Graph, Directed Acyclic Graph (DAG).

Causal Model, Causal Markov Condition, Causal Probabilistic Graphical Model (CPGM), Properties of CPGMs.

Distinction between predictive and causal ML models.

d-separation and Faithfulness.

Structural Equation Models (SEMs).

Causal Effect Estimation and Do-Calculus.

Causal Structure Discovery algorithms.

Acyclic Directed Mixed Graphs (ADMG).

Protocol for health science causal ML.

Pitfalls Discussed in Chapter “Foundations of Causal ML”

Pitfall 4.1. Popular and successful predictive ML methods are not designed and equipped to satisfy the essential requirements of causal modeling.

Pitfall 4.2.: Using SEMs to estimate causal effects with the wrong causal structure.

Pitfall 4.3. Using regression to estimate causal effects without knowing the true causal structure (and making assumptions about which are the true measured confounders).

Pitfall 4.4. Discovering the correct variables to condition on can be hard or even impossible in the presence of hidden variables. Discovering the minimal blocking variable set may be computationally hard in intractable in when the causal structure is large and complex.

Best Practices Discussed in Chapter “Foundations of Causal ML”

Best Practice 4.1. For predictive tasks (i.e., without interventions contemplated) use of Predictive ML should be first priority. For causal tasks (i.e., with interventions contemplated) use of Causal ML should be first priority.
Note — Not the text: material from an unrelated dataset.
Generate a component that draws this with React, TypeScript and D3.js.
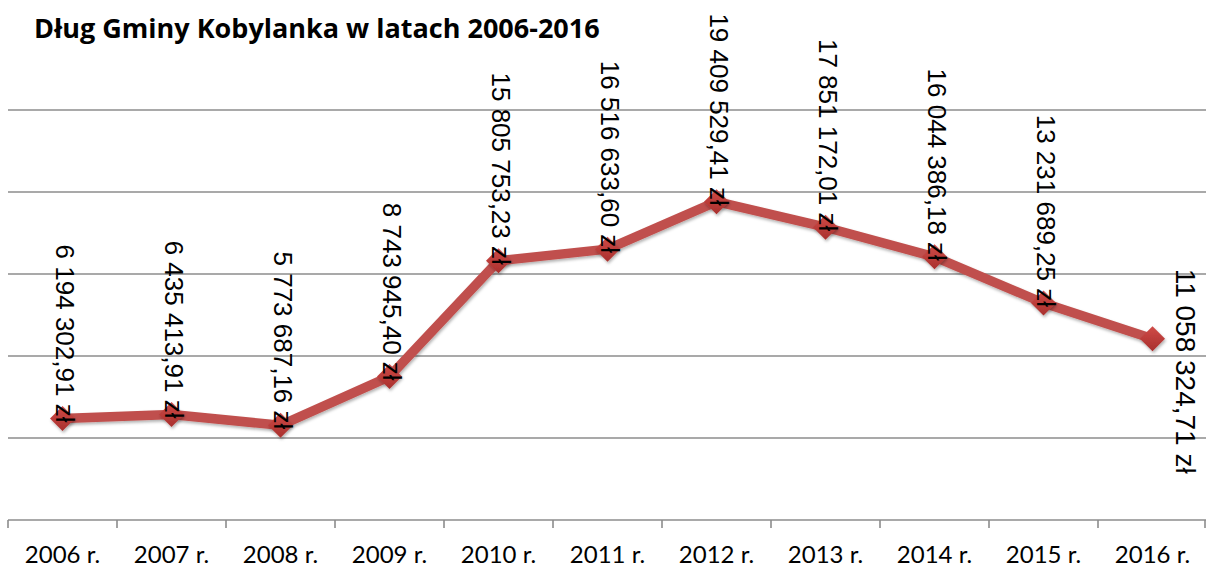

Best Practice 4.2. In order to estimate unbiased causal effects, control variables that are sufficient to block all confounding paths. These variables can be identified by causal structure ML algorithms.

Best Practice 4.3. Often there is a choice of multiple alternative variable sets that block confounding paths. An applicable choice is to control/condition on the set Pa(A) in order to block all confounding paths connecting A and T. However this sufficient confounding blocking variable set is not the minimal one and it is recommended to use the minimal blocking variable set in order to maximize statistical power and minimize uncertainty in the estimation of the causal effect.

Best Practice 4.4. A Protocol for health science causal ML.

  1. 1.

    Define the goal of the analysis.

  2. 2.

    Preprocess the data.

  3. 3.

    Conduct causal structure discovery.

  4. 4.

    Conduct causal effect estimation.

  5. 5.

    Assess the quality and reliability of the results.

  6. 6.

    Implementation and enhancement of results.

Classroom Assignments and Discussion Topics for Chapter “Foundations of Causal ML”

  1. 1.

    Give:

    1. (a)

      2 examples of causal discovery problems and 2 examples of predictive problems in healthcare management.

    2. (b)

      2 examples of causal discovery problems and 2 examples of predictive problems in clinical care.

    3. (c)

      2 examples of causal discovery problems and 2 examples of predictive problems in health sciences research.

    4. (d)

      Discuss how predictive modeling that does not take into account causality may lead to flawed decisions in each of the above causal example applications.

  2. 2.

    Someone presented to you a model for predicting the probability of cancer relapse with high predictive performance, derived from observational data using a convolutional neural network. Can you deduce potential relapse prevention strategies from this model?

  3. 3.

    Write a computer program in your favorite programming language to generate data based on the causal graph specified in Fig. 1.

    1. (a)

      Based on the data you generated and the causal structure in Fig. 1, estimate the causal effect for each cause-effect pair in Fig. 1 (hint: you should obtain coefficients similar to what is specified in Fig. 1).

    2. (b)

      Apply the PC algorithm or the FGES algorithm to the data you generated to discover the causal structure and compare it to the true causal structure specified in the figure.